Former prime minister Mahathir, who has publicly shown the list of 113 names he says give him the majority instead, claims that PM8 misled the Agong as to the level of his support and is now dodging parliament.
Not only does Muhyiddin appear short of numbers, but those who have agreed to sign up to the backdoor coalition appear deeply disunited with clashing immediate agendas. The fact that after several days the new PM has yet to announce any appointments or his cabinet is a telling reflection of the rumours of discord that have begun to emerge.
The discord was predictable. Muhyiddin’s early statement that he was aiming for a ‘clean government’ ruled out half the leading lights of the largest party in his coalition, UMNO. Its leaders Zahid, Najib, Musa Aman and Treasurer Tengku Adnan are all in the midst of mind-boggling corruption trials that are all proceeding through the courts, as is Najib’s wife Rosmah.
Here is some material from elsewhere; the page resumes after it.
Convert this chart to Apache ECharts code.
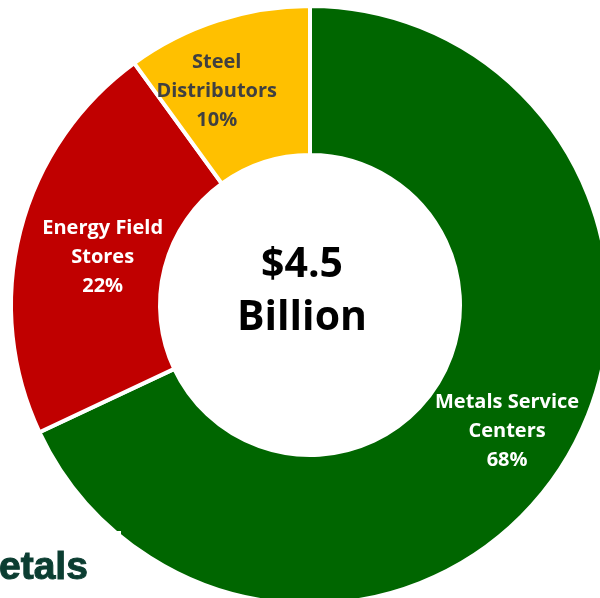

Yesterday, Najib smugly announced he expected a more congenial form of treatment from the courts going forward.
Meanwhile, the PM’s key allies PAS are disliked by most in Malaysia for their rank intolerance of anyone outside their own ranks and for their constant hypocrisies. The leader of PAS Hadi has endorsed ‘lying’ as acceptable to Allah as long as it assists his own political party.
Muhyiddin’s fellow PH traitor, PKR’s Azmin Ali, will also be expecting a key role in government, yet voices from the other two parties have started to point out that both men lead few personal followers in the coalition and should not expect to drive it.
Clearly, the two had originally promised more MPs than either have actually brought to the table, and the resulting resentment amongst the larger parties who risked their credibility in this venture seems to have started to show.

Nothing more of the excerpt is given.